-- Start Recorded data --

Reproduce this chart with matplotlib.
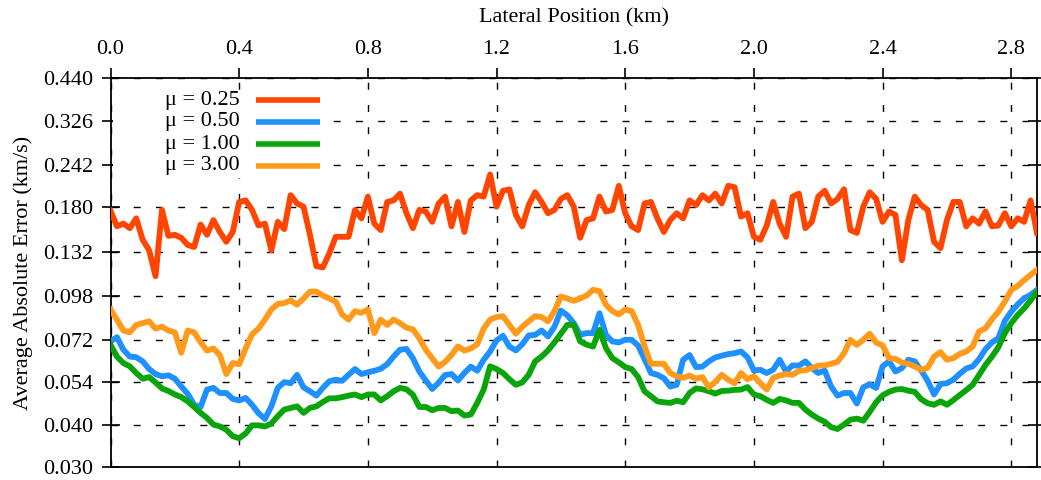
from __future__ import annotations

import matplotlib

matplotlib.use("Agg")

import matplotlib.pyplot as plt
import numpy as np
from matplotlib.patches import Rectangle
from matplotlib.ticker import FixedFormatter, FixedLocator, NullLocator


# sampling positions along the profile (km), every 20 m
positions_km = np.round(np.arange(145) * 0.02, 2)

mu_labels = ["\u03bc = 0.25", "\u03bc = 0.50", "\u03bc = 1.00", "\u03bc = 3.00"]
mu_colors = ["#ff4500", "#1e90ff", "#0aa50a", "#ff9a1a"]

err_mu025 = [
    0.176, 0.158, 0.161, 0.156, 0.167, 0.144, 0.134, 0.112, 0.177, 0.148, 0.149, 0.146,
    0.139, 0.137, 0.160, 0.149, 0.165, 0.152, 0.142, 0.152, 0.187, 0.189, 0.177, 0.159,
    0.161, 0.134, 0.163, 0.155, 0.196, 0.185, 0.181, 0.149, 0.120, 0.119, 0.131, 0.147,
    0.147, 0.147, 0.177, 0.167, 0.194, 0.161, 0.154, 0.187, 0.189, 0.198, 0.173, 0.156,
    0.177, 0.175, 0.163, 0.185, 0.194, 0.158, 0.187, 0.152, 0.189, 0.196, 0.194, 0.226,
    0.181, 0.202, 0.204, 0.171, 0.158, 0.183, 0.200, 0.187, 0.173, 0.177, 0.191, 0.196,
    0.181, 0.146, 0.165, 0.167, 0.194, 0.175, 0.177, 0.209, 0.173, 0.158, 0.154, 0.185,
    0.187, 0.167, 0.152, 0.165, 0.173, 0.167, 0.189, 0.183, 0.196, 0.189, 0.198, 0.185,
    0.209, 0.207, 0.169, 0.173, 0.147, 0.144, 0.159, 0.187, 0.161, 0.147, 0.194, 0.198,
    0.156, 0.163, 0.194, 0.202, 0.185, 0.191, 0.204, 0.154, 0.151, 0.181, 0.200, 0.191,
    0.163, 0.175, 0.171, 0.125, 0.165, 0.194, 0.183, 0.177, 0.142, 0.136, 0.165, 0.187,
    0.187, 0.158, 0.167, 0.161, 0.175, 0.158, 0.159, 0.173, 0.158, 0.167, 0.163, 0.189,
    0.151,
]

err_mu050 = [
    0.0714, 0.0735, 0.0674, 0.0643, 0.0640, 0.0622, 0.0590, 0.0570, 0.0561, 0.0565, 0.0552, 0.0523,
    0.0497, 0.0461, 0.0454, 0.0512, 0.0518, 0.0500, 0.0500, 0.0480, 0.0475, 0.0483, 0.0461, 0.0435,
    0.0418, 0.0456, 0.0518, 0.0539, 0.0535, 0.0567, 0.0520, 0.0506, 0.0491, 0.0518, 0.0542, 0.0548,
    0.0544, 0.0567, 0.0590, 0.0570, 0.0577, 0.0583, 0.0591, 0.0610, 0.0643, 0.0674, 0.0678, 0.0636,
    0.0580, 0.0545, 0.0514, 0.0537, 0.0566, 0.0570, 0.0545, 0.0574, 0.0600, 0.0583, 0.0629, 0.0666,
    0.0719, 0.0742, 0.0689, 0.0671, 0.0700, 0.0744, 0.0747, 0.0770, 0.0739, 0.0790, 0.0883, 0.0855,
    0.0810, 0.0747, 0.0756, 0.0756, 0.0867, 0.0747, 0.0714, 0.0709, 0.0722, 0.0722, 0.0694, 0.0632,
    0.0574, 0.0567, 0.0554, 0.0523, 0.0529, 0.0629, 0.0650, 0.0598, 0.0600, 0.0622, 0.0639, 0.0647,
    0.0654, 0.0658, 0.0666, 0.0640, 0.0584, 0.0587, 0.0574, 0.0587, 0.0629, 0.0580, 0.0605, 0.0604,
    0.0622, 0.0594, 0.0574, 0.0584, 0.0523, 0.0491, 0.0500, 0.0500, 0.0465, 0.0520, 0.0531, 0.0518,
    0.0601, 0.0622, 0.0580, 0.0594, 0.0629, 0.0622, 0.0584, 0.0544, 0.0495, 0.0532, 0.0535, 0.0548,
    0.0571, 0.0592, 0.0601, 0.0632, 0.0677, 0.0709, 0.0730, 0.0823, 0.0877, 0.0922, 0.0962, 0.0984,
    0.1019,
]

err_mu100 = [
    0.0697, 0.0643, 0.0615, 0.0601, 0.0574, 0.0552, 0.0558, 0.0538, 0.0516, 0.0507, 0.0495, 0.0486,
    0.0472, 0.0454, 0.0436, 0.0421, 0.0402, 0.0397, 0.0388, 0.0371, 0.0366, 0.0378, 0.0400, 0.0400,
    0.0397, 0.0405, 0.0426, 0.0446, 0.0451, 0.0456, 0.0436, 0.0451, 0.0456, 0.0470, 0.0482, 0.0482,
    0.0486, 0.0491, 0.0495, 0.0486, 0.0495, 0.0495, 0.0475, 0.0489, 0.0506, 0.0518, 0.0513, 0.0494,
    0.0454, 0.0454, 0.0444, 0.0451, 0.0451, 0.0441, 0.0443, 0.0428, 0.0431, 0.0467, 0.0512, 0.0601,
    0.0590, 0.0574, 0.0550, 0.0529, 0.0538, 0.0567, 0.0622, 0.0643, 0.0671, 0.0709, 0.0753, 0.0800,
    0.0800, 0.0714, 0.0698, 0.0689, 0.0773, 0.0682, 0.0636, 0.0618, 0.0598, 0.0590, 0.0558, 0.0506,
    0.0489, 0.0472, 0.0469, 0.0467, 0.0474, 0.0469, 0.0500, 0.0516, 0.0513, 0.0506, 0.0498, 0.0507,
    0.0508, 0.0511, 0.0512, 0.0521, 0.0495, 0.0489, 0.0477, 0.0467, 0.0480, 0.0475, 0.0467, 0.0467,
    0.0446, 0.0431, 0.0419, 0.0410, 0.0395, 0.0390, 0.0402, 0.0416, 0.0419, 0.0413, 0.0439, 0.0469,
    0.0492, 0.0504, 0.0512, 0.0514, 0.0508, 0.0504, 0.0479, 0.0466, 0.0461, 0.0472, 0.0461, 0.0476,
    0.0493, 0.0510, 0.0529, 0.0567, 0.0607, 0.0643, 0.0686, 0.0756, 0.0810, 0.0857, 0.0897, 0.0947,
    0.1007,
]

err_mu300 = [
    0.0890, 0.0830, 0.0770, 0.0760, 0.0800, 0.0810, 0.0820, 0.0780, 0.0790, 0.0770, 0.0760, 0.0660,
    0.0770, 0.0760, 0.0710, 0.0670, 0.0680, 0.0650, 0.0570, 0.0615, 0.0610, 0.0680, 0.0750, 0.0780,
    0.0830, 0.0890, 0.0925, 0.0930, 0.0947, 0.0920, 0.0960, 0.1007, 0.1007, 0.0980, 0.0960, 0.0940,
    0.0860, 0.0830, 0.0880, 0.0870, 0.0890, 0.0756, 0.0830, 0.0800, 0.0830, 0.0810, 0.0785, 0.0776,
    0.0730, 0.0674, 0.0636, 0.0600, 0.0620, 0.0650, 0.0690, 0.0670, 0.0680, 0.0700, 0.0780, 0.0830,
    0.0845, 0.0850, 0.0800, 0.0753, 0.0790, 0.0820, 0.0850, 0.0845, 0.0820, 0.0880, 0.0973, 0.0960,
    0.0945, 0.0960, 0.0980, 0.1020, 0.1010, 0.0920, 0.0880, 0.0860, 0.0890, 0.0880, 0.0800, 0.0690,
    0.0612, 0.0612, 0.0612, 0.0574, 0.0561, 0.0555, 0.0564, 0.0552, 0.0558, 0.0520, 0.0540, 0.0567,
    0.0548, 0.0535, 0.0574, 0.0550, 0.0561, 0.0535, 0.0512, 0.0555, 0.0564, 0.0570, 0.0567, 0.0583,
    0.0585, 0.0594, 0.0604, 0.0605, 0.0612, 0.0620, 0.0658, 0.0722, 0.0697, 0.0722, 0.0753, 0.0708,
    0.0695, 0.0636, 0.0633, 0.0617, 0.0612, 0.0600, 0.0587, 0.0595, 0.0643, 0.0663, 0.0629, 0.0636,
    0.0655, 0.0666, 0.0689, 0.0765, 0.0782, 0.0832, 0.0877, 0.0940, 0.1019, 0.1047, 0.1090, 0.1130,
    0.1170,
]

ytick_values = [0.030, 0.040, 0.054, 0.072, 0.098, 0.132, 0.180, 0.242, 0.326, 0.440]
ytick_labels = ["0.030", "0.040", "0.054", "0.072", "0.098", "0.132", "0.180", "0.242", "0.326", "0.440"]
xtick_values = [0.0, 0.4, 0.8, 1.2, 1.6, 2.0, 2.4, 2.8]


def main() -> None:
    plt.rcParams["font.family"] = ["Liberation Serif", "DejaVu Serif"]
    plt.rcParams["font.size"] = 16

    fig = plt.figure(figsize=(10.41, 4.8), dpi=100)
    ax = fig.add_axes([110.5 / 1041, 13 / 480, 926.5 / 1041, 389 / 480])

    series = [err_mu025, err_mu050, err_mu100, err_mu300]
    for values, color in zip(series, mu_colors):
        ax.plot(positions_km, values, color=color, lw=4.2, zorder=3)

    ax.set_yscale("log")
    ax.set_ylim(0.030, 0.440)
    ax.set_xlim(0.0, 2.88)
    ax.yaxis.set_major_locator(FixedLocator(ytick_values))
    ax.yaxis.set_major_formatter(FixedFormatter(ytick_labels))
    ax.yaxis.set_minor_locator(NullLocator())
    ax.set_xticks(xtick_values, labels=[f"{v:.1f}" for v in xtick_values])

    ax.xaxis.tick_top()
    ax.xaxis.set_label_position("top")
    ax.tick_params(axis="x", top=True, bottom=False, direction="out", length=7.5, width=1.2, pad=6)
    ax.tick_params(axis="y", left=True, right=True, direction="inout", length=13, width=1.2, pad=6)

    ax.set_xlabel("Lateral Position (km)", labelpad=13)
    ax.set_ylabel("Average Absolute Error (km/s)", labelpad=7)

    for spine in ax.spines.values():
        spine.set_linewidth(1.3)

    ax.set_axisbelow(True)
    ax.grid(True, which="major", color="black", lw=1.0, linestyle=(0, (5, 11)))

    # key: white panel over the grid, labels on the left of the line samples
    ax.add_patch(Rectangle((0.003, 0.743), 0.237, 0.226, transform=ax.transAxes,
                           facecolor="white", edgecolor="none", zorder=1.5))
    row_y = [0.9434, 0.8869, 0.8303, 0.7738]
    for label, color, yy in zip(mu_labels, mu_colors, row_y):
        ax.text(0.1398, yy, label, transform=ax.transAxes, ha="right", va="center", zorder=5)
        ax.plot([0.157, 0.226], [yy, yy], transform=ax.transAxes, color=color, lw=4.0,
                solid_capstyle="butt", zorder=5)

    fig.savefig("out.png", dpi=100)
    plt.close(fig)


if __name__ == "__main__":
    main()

-- End Recorded data --

:: Goal ::
Extract, word for word, each line from the top of the data down to and including the line with "from matplotlib.ticker import"; skip the pictures.

:: Completed task ::
Reproduce this chart with matplotlib.
from __future__ import annotations

import matplotlib

matplotlib.use("Agg")

import matplotlib.pyplot as plt
import numpy as np
from matplotlib.patches import Rectangle
from matplotlib.ticker import FixedFormatter, FixedLocator, NullLocator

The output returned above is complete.